To my mom: You’ve read every article I’ve written for the Sun over the past four years, edited my writing, talked sports with me, and always reminded me to do my work, thanks for your support.

To my dad: I know sports aren’t at the top of your list, but you still read most of my stuff anyway. I’ve relied on you for help with physics and computer science, and I appreciate it a lot. Thanks for your sense of humor and the stories above.

To Alissa: Every other week you ask if you’re going to be in my column, and at last, here you are. You never fail to impress me with all you’ve done in high school, and I’m sure you’ll continue to impress me once you get to Cornell this fall.

To my grandfather: For first cultivating my interest in sports and for quizzing me endlessly about sports trivia.

To the current Sun Sports Editors – Chris, Brian, Bryan, and Olivia: You guys work incredibly hard every day to put out this section. You’ve still got a lot of work ahead of you, so try to get some sleep.

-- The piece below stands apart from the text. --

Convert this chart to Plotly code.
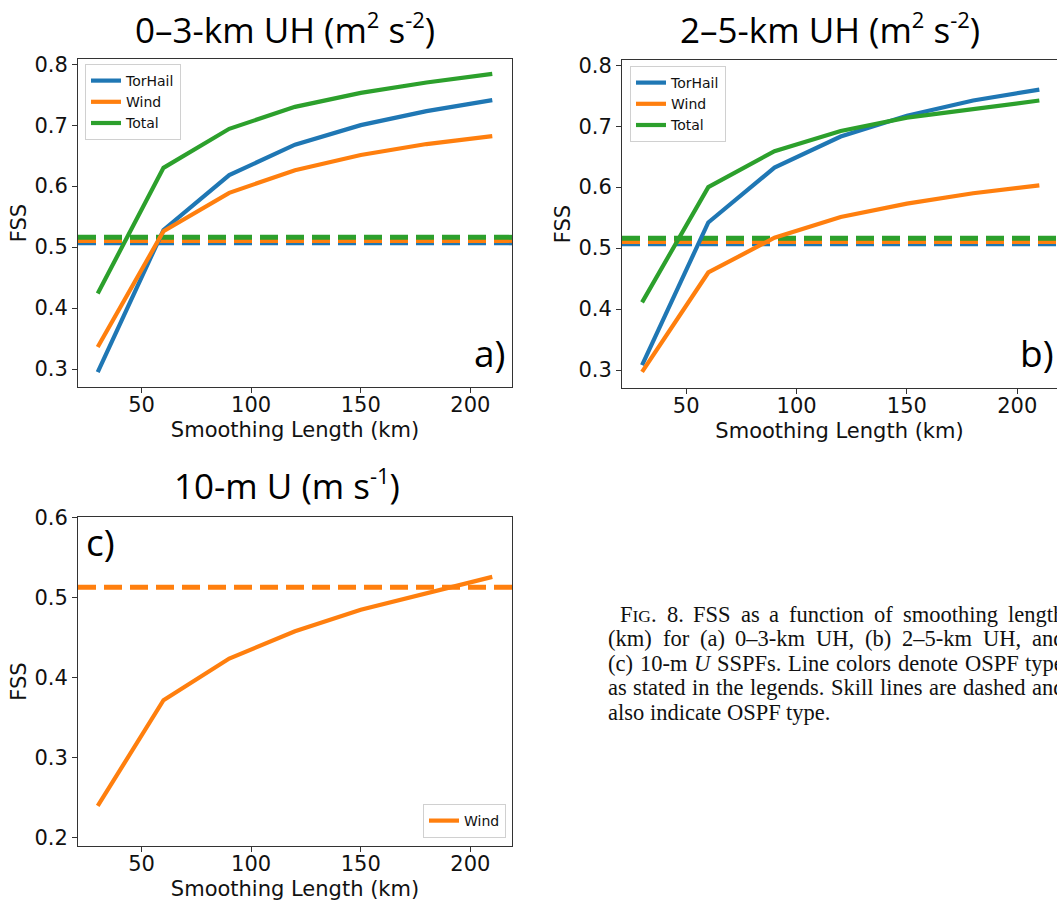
import plotly.graph_objects as go

W, H = 1057, 901

# ---------------- data ----------------
smoothing_km = [30, 60, 90, 120, 150, 180, 210]

a_torhail = [0.295, 0.528, 0.618, 0.668, 0.700, 0.723, 0.741]
a_wind = [0.336, 0.526, 0.589, 0.626, 0.651, 0.669, 0.682]
a_total = [0.424, 0.630, 0.694, 0.730, 0.753, 0.770, 0.784]
a_skill = {"TorHail": 0.507, "Wind": 0.511, "Total": 0.516}

b_torhail = [0.308, 0.542, 0.632, 0.683, 0.717, 0.742, 0.760]
b_wind = [0.297, 0.460, 0.517, 0.551, 0.573, 0.590, 0.603]
b_total = [0.411, 0.600, 0.659, 0.692, 0.714, 0.728, 0.742]
b_skill = {"TorHail": 0.507, "Wind": 0.511, "Total": 0.516}

c_wind = [0.240, 0.372, 0.424, 0.458, 0.485, 0.506, 0.526]
c_skill = {"Wind": 0.513}

x_ticks = [50, 100, 150, 200]
ab_yticks = [0.3, 0.4, 0.5, 0.6, 0.7, 0.8]
c_yticks = [0.2, 0.3, 0.4, 0.5, 0.6]

SUP = "<sup><span style='font-size:22px'>{}</span></sup>"
titles = ["0\u20133-km UH (m" + SUP.format("2") + " s" + SUP.format("-2") + ")",
          "2\u20135-km UH (m" + SUP.format("2") + " s" + SUP.format("-2") + ")",
          "10-m U (m s" + SUP.format("-1") + ")"]

caption_lines = [
    "F\u0001IG\u0002. 8. FSS as a function of smoothing length",
    "(km) for (a) 0\u20133-km UH, (b) 2\u20135-km UH, and",
    "(c) 10-m \u0003U\u0004 SSPFs. Line colors denote OSPF type",
    "as stated in the legends. Skill lines are dashed and",
    "also indicate OSPF type.",
]

colors = {"TorHail": "#1f77b4", "Wind": "#ff7f0e", "Total": "#2ca02c"}

# ---------------- layout helpers ----------------
def px_x(p):
    return p / W

def px_y(p):
    return 1 - p / H

fig = go.Figure()

panels = [
    ("a", "x", "y", (78, 512), (59, 387), [21, 219], [0.2705, 0.8085], ab_yticks),
    ("b", "x2", "y2", (622, 1057), (60, 388), [20.9, 218.0], [0.2705, 0.8085], ab_yticks),
    ("c", "x3", "y3", (78, 512), (517, 846), [21, 219], [0.19, 0.6007], c_yticks),
]

series = {
    "a": [("TorHail", a_torhail), ("Wind", a_wind), ("Total", a_total)],
    "b": [("TorHail", b_torhail), ("Wind", b_wind), ("Total", b_total)],
    "c": [("Wind", c_wind)],
}
skills = {"a": a_skill, "b": b_skill, "c": c_skill}
legend_ids = {"a": "legend", "b": "legend2", "c": "legend3"}

tick_font = dict(family="DejaVu Sans", size=21, color="#111111")
axis_line = "#333333"

shapes = []
for name, xa, ya, xd, yd, xr, yr, yt in panels:
    xkey = "xaxis" if xa == "x" else "xaxis" + xa[1:]
    ykey = "yaxis" if ya == "y" else "yaxis" + ya[1:]
    fig.update_layout({
        xkey: dict(domain=[px_x(xd[0]), min(1.0, px_x(xd[1]))], range=xr, anchor=ya,
                   tickvals=x_ticks, ticks="outside", ticklen=5, tickwidth=1,
                   tickcolor=axis_line, showline=True, linecolor=axis_line, linewidth=1,
                   mirror=True, showgrid=False, zeroline=False, tickfont=tick_font,
                   ticklabelstandoff=-6,
                   title=dict(text="Smoothing Length (km)", font=tick_font, standoff=6),
                   automargin=False),
        ykey: dict(domain=[px_y(yd[1]), px_y(yd[0])], range=yr, anchor=xa,
                   tickvals=yt, ticktext=[f"{v:.1f}" for v in yt], ticks="outside",
                   ticklen=5, tickwidth=1, tickcolor=axis_line, showline=True,
                   linecolor=axis_line, linewidth=1, mirror=(name != "b"),
                   showgrid=False, zeroline=False, tickfont=tick_font,
                   title=dict(text="FSS", font=tick_font, standoff=2),
                   automargin=False),
    })
    for sname, sval in skills[name].items():
        shapes.append(dict(type="line", xref=f"{xa} domain", yref=ya, x0=0, x1=1,
                           y0=sval, y1=sval, layer="below",
                           line=dict(color=colors[sname], width=5, dash="18px,8px")))
    for sname, vals in series[name]:
        fig.add_trace(go.Scatter(x=smoothing_km, y=vals, mode="lines", name=sname,
                                 xaxis=xa, yaxis=ya, legend=legend_ids[name],
                                 line=dict(color=colors[sname], width=4.2),
                                 showlegend=True))

legend_common = dict(font=dict(family="DejaVu Sans", size=14, color="#111111"),
                     bgcolor="rgba(255,255,255,0.9)", bordercolor="#d0d0d0",
                     borderwidth=1, xref="paper", yref="paper")
fig.update_layout(
    legend=dict(x=px_x(85), y=px_y(64), xanchor="left", yanchor="top", **legend_common),
    legend2=dict(x=px_x(630), y=px_y(66), xanchor="left", yanchor="top", **legend_common),
    legend3=dict(x=px_x(506), y=px_y(838), xanchor="right", yanchor="bottom", **legend_common),
)

annotations = []
title_font = dict(family="Open Sans", size=35, color="#000000")
title_pos = [(285, 28), (830, 28), (287, 484)]
for t, (tx, ty) in zip(titles, title_pos):
    annotations.append(dict(text=t, x=px_x(tx), y=px_y(ty), xref="paper", yref="paper",
                            xanchor="center", yanchor="middle", showarrow=False,
                            font=title_font))

letter_font = dict(family="Open Sans", size=37, color="#000")
annotations.append(dict(text="a)", x=px_x(507), y=px_y(380), xref="paper", yref="paper",
                        xanchor="right", yanchor="bottom", showarrow=False, font=letter_font))
annotations.append(dict(text="b)", x=px_x(1018), y=px_y(380), xref="paper", yref="paper",
                        xanchor="left", yanchor="bottom", showarrow=False, font=letter_font))
annotations.append(dict(text="c)", x=px_x(84), y=px_y(514), xref="paper", yref="paper",
                        xanchor="left", yanchor="top", showarrow=False, font=letter_font))

# ---------------- caption (justified, Times metrics) ----------------
TNR = {
    'a': 444, 'b': 500, 'c': 444, 'd': 500, 'e': 444, 'f': 333, 'g': 500, 'h': 500,
    'i': 278, 'j': 278, 'k': 500, 'l': 278, 'm': 778, 'n': 500, 'o': 500, 'p': 500,
    'q': 500, 'r': 333, 's': 389, 't': 278, 'u': 500, 'v': 500, 'w': 722, 'x': 500,
    'y': 500, 'z': 444, 'F': 556, 'G': 722, 'H': 722, 'I': 333, 'L': 611, 'O': 722,
    'P': 556, 'S': 556, 'U': 722, '(': 333, ')': 333, '.': 250, ',': 250, '-': 333,
    '\u2013': 500, ' ': 250,
}
for d in "0123456789":
    TNR[d] = 500

cap_size = 22.5
sc_size = 17.5
col_left, col_right = 607, 1063
indent = 12
line_y = [614, 638.5, 663, 687.5, 712]

def word_width(w):
    total = 0.0
    small = False
    for ch in w:
        if ch == "\u0001":
            small = True
            continue
        if ch == "\u0002":
            small = False
            continue
        if ch in "\u0003\u0004":
            continue
        size = sc_size if small else cap_size
        total += TNR.get(ch, 500) / 1000 * size
    return total

def word_html(w):
    return (w.replace("\u0001", f"<span style='font-size:{sc_size}px'>")
             .replace("\u0002", "</span>")
             .replace("\u0003", "<i>").replace("\u0004", "</i>"))

cap_font = dict(family="Liberation Serif", size=cap_size, color="#111111")
for i, line in enumerate(caption_lines):
    words = line.split(" ")
    left = col_left + (indent if i == 0 else 0)
    widths = [word_width(w) for w in words]
    justified = i < len(caption_lines) - 1
    if justified and len(words) > 1:
        gap = (col_right - left - sum(widths)) / (len(words) - 1)
    else:
        gap = TNR[' '] / 1000 * cap_size
    xpos = left
    for w, wd in zip(words, widths):
        annotations.append(dict(text=word_html(w), x=px_x(xpos), y=px_y(line_y[i]),
                                xref="paper", yref="paper", xanchor="left",
                                yanchor="middle", showarrow=False, font=cap_font,
                                borderpad=0))
        xpos += wd + gap

fig.update_layout(
    width=W, height=H, margin=dict(l=0, r=0, t=0, b=0),
    paper_bgcolor="white", plot_bgcolor="white",
    annotations=annotations, shapes=shapes,
    font=dict(family="DejaVu Sans", color="#111111"),
)

fig.write_html("out.html", config={"displayModeBar": False},
               post_script="document.body.style.margin='0px';document.body.style.overflow='hidden';")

To the past Sports Editors: Thanks for editing my columns and for molding me into a better sports writer.

To Mike Pandolfini: We’ve covered many sports together and have gotten two free t-shirts out of it. Good luck next year getting a reservation at Dorsia.

To the Cornell coaches and athletes: It’s been a pleasure covering your teams the past four years. I’m awed by your hard work and dedication.

To Sports Information: Your enthusiasm and friendliness has made my job a lot easier.

To my friends: You sometimes read my column; that was nice of you. Thanks for the experiences and the memories these past four years.

Finally, to the reader: Thanks for reading down this far. The best part about being a columnist is the positive feedback I’ve received from you.

Well, that’s it. I would like to leave you with one final piece of wisdom – the best water fountain on campus can be found in the ACCEL lab in the engineering library.